Southern Sumatra, Indonesia, September 30, 2009, 10:16 (UTC) (Mw 7.5)






1. Introduction

On September 30 2009 at 5:16 (local time), an earthquake with magnitude (Mw) 7.5 occurred in southern Sumatra, Indonesia. Our waveform analysis shows that this earthquake ruptured a reverse fault at a depth of 70-80 km. This earthquake caused severe damages in Sumatra.


2. Location of this earthquake

The Indo-Australia plate is subducting northward beneath the Sumatra island, which is located on the Eurasia plate (Figs. 2-1, 2-2). Since the focal mechanism of this earthquake shows that the compression axis is oriented in NW-SE direction, this event occurred in the subducting plate, not on the plate boundary.

Fig. 2-1. Epicenter distribution obtained from USGS PDE (circles, between 1973 and 2009). The source centroid location obtained by this study is shown by the focal mechanism symbol.

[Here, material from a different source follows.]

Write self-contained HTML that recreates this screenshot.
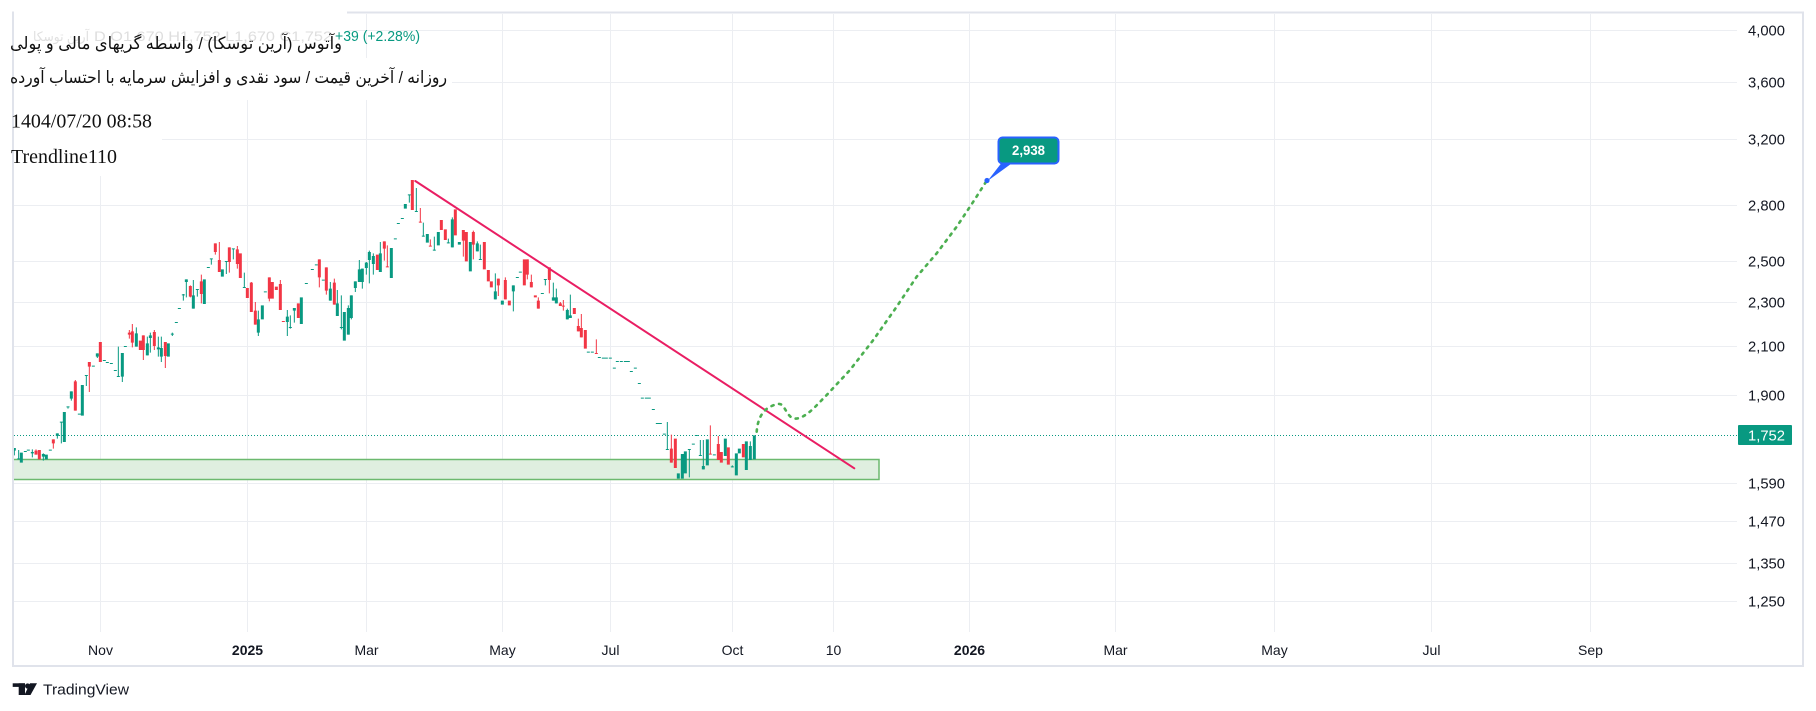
<!DOCTYPE html>
<html>
<head>
<meta charset="utf-8">
<style>
html,body{margin:0;padding:0;background:#ffffff;}
body{width:1816px;height:711px;overflow:hidden;}
svg{display:block;}
.ax{font-family:"Liberation Sans",sans-serif;font-size:15px;fill:#131722;}
.tx{font-family:"Liberation Sans",sans-serif;font-size:14px;fill:#131722;}
</style>
</head>
<body>
<svg width="1816" height="711" viewBox="0 0 1816 711" xmlns="http://www.w3.org/2000/svg">
<defs>
<clipPath id="pane"><rect x="14" y="14" width="1723" height="618"/></clipPath>
</defs>
<rect x="0" y="0" width="1816" height="711" fill="#ffffff"/>

<!-- grid -->
<g stroke="#eceef2" stroke-width="1">
<line x1="100.5" y1="14" x2="100.5" y2="632"/>
<line x1="247.5" y1="14" x2="247.5" y2="632"/>
<line x1="366.5" y1="14" x2="366.5" y2="632"/>
<line x1="502.5" y1="14" x2="502.5" y2="632"/>
<line x1="610.5" y1="14" x2="610.5" y2="632"/>
<line x1="732.5" y1="14" x2="732.5" y2="632"/>
<line x1="833.5" y1="14" x2="833.5" y2="632"/>
<line x1="969.5" y1="14" x2="969.5" y2="632"/>
<line x1="1115.5" y1="14" x2="1115.5" y2="632"/>
<line x1="1274.5" y1="14" x2="1274.5" y2="632"/>
<line x1="1431.5" y1="14" x2="1431.5" y2="632"/>
<line x1="1590.5" y1="14" x2="1590.5" y2="632"/>
<line x1="14" y1="30.5" x2="1737" y2="30.5"/>
<line x1="14" y1="82.5" x2="1737" y2="82.5"/>
<line x1="14" y1="139.5" x2="1737" y2="139.5"/>
<line x1="14" y1="205.5" x2="1737" y2="205.5"/>
<line x1="14" y1="261.5" x2="1737" y2="261.5"/>
<line x1="14" y1="302.5" x2="1737" y2="302.5"/>
<line x1="14" y1="346.5" x2="1737" y2="346.5"/>
<line x1="14" y1="395.5" x2="1737" y2="395.5"/>
<line x1="14" y1="483.5" x2="1737" y2="483.5"/>
<line x1="14" y1="521.5" x2="1737" y2="521.5"/>
<line x1="14" y1="563.5" x2="1737" y2="563.5"/>
<line x1="14" y1="601.5" x2="1737" y2="601.5"/>
</g>

<g clip-path="url(#pane)">
<!-- support zone -->
<rect x="8" y="459.5" width="871" height="20" fill="#dfefe0" stroke="#6cb96f" stroke-width="1.5"/>

<!-- last price dotted line -->
<line x1="14" y1="435.5" x2="1737" y2="435.5" stroke="#089981" stroke-width="1" stroke-dasharray="1 2"/>

<!-- candles group 1 -->
<g transform="translate(0,220) scale(0.3333333)" fill="none" stroke-linecap="butt">
<path stroke="#089981" stroke-width="3" d="M43 684V706 M56 690V718 M97 688V712 M130 700V722 M172 640V656 M184 606V670 M204 560V566 M214 514V542 M259 466V498 M292 400V414 M355 380V469 M367 399V486 M409 322V380 M442 350V406 M451 338V398 M475 350V410 M484 350V426 M517 338V348 M550 222V242 M559 178V232 M580 180V266 M592 208V230 M634 116V134 M679 124V162 M700 86V118 M733 158V202 M775 272V348"/>
<path stroke="#089981" stroke-width="9" d="M43 684V692 M64 698V728 M97 696V700 M130 702V710 M139 704V718 M172 640V648 M193 576V666 M214 514V536 M247 495V587 M292 400V410 M367 399V470 M409 340V380 M442 370V406 M451 346V354 M475 382V388 M484 384V410 M505 370V410 M559 178V186 M580 226V266 M613 178V252 M667 148V170 M775 298V338 M787 256V298 M56 715V718 M76 693V696 M85 689V692 M151 689V692 M184 605V608 M204 559V562 M238 581V584 M259 465V468 M280 437V440 M313 420V423 M322 426V429 M334 429V432 M346 450V453 M355 468V471 M376 378V381 M517 341V344 M529 306V309 M538 264V267 M550 223V226 M592 207V210 M625 141V144 M634 115V118 M679 123V126 M700 85V88 M733 201V204"/>
<path stroke="#f23645" stroke-width="3" d="M108 688V704 M160 658V686 M226 480V572 M268 426V516 M388 330V356 M397 312V382 M430 346V420 M463 330V390 M496 366V444 M571 196V232 M604 164V250 M646 70V104 M658 66V156 M688 82V158 M712 78V146 M754 186V276 M766 246V314"/>
<path stroke="#f23645" stroke-width="9" d="M108 692V704 M118 690V718 M160 658V670 M226 484V572 M268 426V440 M301 366V426 M388 338V344 M397 334V368 M421 362V390 M430 346V390 M463 336V378 M496 366V408 M571 198V230 M604 184V222 M646 70V96 M658 120V156 M688 82V126 M712 88V132 M721 100V174 M742 204V234 M754 188V276 M766 272V314"/>
</g>

<!-- candles group 2 -->
<g transform="translate(260,170) scale(0.3333333)" fill="none" stroke-linecap="butt">
<path stroke="#089981" stroke-width="3" d="M82 420V498 M91 436V476 M103 414V458 M211 336V392 M232 360V438 M244 376V478 M265 406V494 M274 376V448 M286 334V366 M298 270V336 M307 296V356 M319 276V314 M328 242V340 M340 250V314 M361 216V306 M448 74V98 M469 54V124 M490 158V200 M523 200V242 M565 206V220 M577 142V232 M652 214V244 M661 224V268 M706 310V388 M760 346V424"/>
<path stroke="#089981" stroke-width="9" d="M82 440V456 M103 414V422 M124 382V462 M211 356V392 M232 400V438 M253 426V512 M265 414V494 M274 376V444 M286 334V354 M298 298V336 M307 296V336 M319 278V294 M328 246V270 M340 258V282 M361 250V306 M394 234V324 M436 102V116 M502 192V218 M535 186V226 M577 148V232 M598 216V224 M631 216V304 M652 220V244 M706 364V388 M727 392V404 M760 346V364 M16 364V367 M91 471V474 M139 339V342 M157 297V300 M169 283V286 M190 329V332 M244 471V474 M406 205V208 M415 159V162 M427 144V147 M448 73V76 M469 123V126 M490 197V200 M523 239V242 M565 217V220 M661 267V270 M772 321V324 M781 305V308"/>
<path stroke="#f23645" stroke-width="3" d="M28 322V394 M61 330V420 M178 268V352 M199 292V374 M223 326V404 M373 214V272 M382 226V290 M481 114V158 M511 208V228 M610 180V260 M640 182V268 M715 326V378 M736 322V388"/>
<path stroke="#f23645" stroke-width="9" d="M28 322V386 M37 336V386 M49 350V360 M61 342V420 M115 400V444 M178 268V322 M199 292V362 M223 338V404 M352 254V300 M373 214V236 M457 30V120 M544 150V180 M556 178V210 M586 118V196 M610 180V212 M619 186V274 M640 186V224 M673 216V298 M685 300V334 M694 334V352 M715 326V346 M736 330V388 M748 392V406 M70 453V456 M382 289V292 M481 155V158 M511 227V230"/>
</g>

<!-- candles group 3 -->
<g transform="translate(520,240) scale(0.3333333)" fill="none" stroke-linecap="butt">
<path stroke="#089981" stroke-width="3" d="M76 118V136 M100 128V182 M109 146V190 M142 206V238 M151 164V234 M442 546V628 M508 628V712 M541 600V646 M550 600V688 M637 676V682 M691 604V660"/>
<path stroke="#089981" stroke-width="9" d="M100 172V182 M109 172V190 M142 210V238 M151 226V234 M475 700V716 M487 642V716 M496 634V700 M550 678V688 M562 598V676 M616 596V648 M649 640V706 M658 626V640 M679 604V690 M691 618V660 M703 586V658 M67 159V162 M76 117V120 M205 335V338 M217 335V338 M238 351V354 M250 353V356 M259 353V356 M271 353V356 M283 383V386 M292 363V366 M304 363V366 M316 363V366 M325 363V366 M334 393V396 M346 383V386 M358 429V432 M367 473V476 M379 473V476 M388 473V476 M400 507V510 M412 549V552 M421 549V552 M433 581V584 M442 627V630 M508 627V630 M520 611V614 M529 585V588 M541 645V648 M583 643V646 M637 679V682"/>
<path stroke="#f23645" stroke-width="3" d="M22 58V118 M34 104V142 M55 172V206 M88 82V160 M121 186V198 M130 180V212 M175 236V274 M184 222V292 M229 298V340 M454 584V668 M571 556V642 M595 588V660"/>
<path stroke="#f23645" stroke-width="9" d="M13 58V136 M22 58V104 M34 126V142 M46 166V172 M55 182V206 M88 82V120 M121 190V198 M163 204V222 M175 258V274 M184 264V292 M196 270V326 M454 626V668 M466 596V684 M595 612V660 M604 636V668 M625 622V674 M670 612V652 M130 197V200 M229 339V342 M571 641V644"/>
</g>

<!-- trendline -->
<line x1="415.3" y1="181" x2="854.3" y2="468.3" stroke="#e91e63" stroke-width="2" stroke-linecap="round"/>

<!-- projection path -->
<path d="M756.7 431.7 C757.5 420 762 410 771.7 406 C776 404 780 402.5 783 406 C786 410 788 416 793 418.3 C800 420 808 414 816 406 L826.7 395 L850 370 L873.3 340 L896.7 306.7 L916.7 276.7 L936.7 253.3 L956.7 226.7 L973.3 201.7 L986.7 180.7" fill="none" stroke="#4caf50" stroke-width="2.6" stroke-dasharray="2.2 5.6" stroke-linecap="round"/>

<!-- callout -->
<polygon points="1003,161 1015,161 987.5,181" fill="#2962ff"/>
<circle cx="987" cy="180.5" r="2.6" fill="#2962ff"/>
<rect x="998.5" y="137.5" width="60" height="26" rx="4" ry="4" fill="#089981" stroke="#2962ff" stroke-width="2"/>
<text x="1028.5" y="155" text-anchor="middle" font-family="Liberation Sans, sans-serif" font-size="14" font-weight="bold" fill="#ffffff" textLength="33" lengthAdjust="spacingAndGlyphs">2,938</text>
</g>

<!-- frame -->
<rect x="13" y="12.5" width="1790" height="653.5" fill="none" stroke="#e0e3eb" stroke-width="2"/>

<!-- price axis labels -->
<g class="ax">
<text x="1748" y="35.5" textLength="37" lengthAdjust="spacingAndGlyphs">4,000</text>
<text x="1748" y="87.5" textLength="37" lengthAdjust="spacingAndGlyphs">3,600</text>
<text x="1748" y="144.5" textLength="37" lengthAdjust="spacingAndGlyphs">3,200</text>
<text x="1748" y="210.5" textLength="37" lengthAdjust="spacingAndGlyphs">2,800</text>
<text x="1748" y="266.5" textLength="37" lengthAdjust="spacingAndGlyphs">2,500</text>
<text x="1748" y="307.5" textLength="37" lengthAdjust="spacingAndGlyphs">2,300</text>
<text x="1748" y="351.5" textLength="37" lengthAdjust="spacingAndGlyphs">2,100</text>
<text x="1748" y="400.5" textLength="37" lengthAdjust="spacingAndGlyphs">1,900</text>
<text x="1748" y="488.5" textLength="37" lengthAdjust="spacingAndGlyphs">1,590</text>
<text x="1748" y="526.5" textLength="37" lengthAdjust="spacingAndGlyphs">1,470</text>
<text x="1748" y="568.5" textLength="37" lengthAdjust="spacingAndGlyphs">1,350</text>
<text x="1748" y="606.5" textLength="37" lengthAdjust="spacingAndGlyphs">1,250</text>
</g>
<rect x="1738" y="425" width="54" height="20" rx="1" fill="#089981"/>
<text x="1748" y="440.5" font-family="Liberation Sans, sans-serif" font-size="15" fill="#ffffff" textLength="37" lengthAdjust="spacingAndGlyphs">1,752</text>

<!-- time axis labels -->
<g class="tx" text-anchor="middle">
<text x="100.5" y="655">Nov</text>
<text x="247.5" y="655" font-weight="bold">2025</text>
<text x="366.5" y="655">Mar</text>
<text x="502.5" y="655">May</text>
<text x="610.5" y="655">Jul</text>
<text x="732.5" y="655">Oct</text>
<text x="833.5" y="655">10</text>
<text x="969.5" y="655" font-weight="bold">2026</text>
<text x="1115.5" y="655">Mar</text>
<text x="1274.5" y="655">May</text>
<text x="1431.5" y="655">Jul</text>
<text x="1590.5" y="655">Sep</text>
</g>

<!-- header boxes -->
<rect x="14" y="0" width="333" height="58" fill="#ffffff"/>
<rect x="14" y="58" width="438" height="42" fill="#ffffff"/>
<rect x="14" y="100" width="148" height="76" fill="#ffffff"/>
<rect x="0" y="0" width="14" height="11" fill="#ffffff"/>

<!-- legend (faint) -->
<text x="61" y="41" text-anchor="middle" direction="rtl" font-family="Liberation Sans, DejaVu Sans, sans-serif" font-size="13" fill="#e0e0e0" textLength="56" lengthAdjust="spacingAndGlyphs">آرین توسکا</text>
<text x="94" y="41" font-family="Liberation Sans, sans-serif" font-size="14" fill="#dedede" textLength="238" lengthAdjust="spacingAndGlyphs">D  O1,670  H1,752  L1,670  C1,752</text>
<text x="335" y="41" font-family="Liberation Sans, sans-serif" font-size="14.5" fill="#089981" textLength="85" lengthAdjust="spacingAndGlyphs">+39 (+2.28%)</text>

<!-- title lines -->
<text x="176" y="49" text-anchor="middle" direction="rtl" font-family="Liberation Sans, DejaVu Sans, sans-serif" font-size="17" fill="#111111" textLength="332" lengthAdjust="spacingAndGlyphs">وآتوس (آرین توسکا) / واسطه گریهای مالی و پولی</text>
<text x="228.5" y="83" text-anchor="middle" direction="rtl" font-family="Liberation Sans, DejaVu Sans, sans-serif" font-size="17" fill="#111111" textLength="437" lengthAdjust="spacingAndGlyphs">روزانه / آخرین قیمت / سود نقدی و افزایش سرمایه با احتساب آورده</text>
<text x="11" y="127.5" font-family="Liberation Serif, serif" font-size="20" fill="#111111" textLength="141" lengthAdjust="spacingAndGlyphs">1404/07/20 08:58</text>
<text x="11" y="163" font-family="Liberation Serif, serif" font-size="20" fill="#111111" textLength="106" lengthAdjust="spacingAndGlyphs">Trendline110</text>

<!-- TradingView logo -->
<g fill="#131722">
<rect x="12.7" y="683.3" width="12.3" height="3.6"/>
<rect x="18.7" y="683.3" width="6.3" height="11.7"/>
<circle cx="27.6" cy="686" r="2.6"/>
<polygon points="30,683.3 37,683.3 30.5,695 24.5,695"/>
</g>
<text x="43" y="694.5" font-family="Liberation Sans, sans-serif" font-size="15" fill="#131722" textLength="86" lengthAdjust="spacingAndGlyphs">TradingView</text>
</svg>
</body>
</html>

Fig. 2-2. Vertical cross-section of the hypocenter distribution (USGS PDE) along the profile A-B shown in Fig. 2-1. The star indicates the source centroid location obtained by this study.


3. Rupture duration

Our inversion analysis shows that the fault rupture during this earthquake took about 12 s (Fig. 3). This value is smaller than the typical duration for earthquakes of this magnitude (about 28 s for Mw=7.5 events, after Ekstrom and Engdahl, 1989, JGR).

Fig. 3. The estimated moment function (blue line).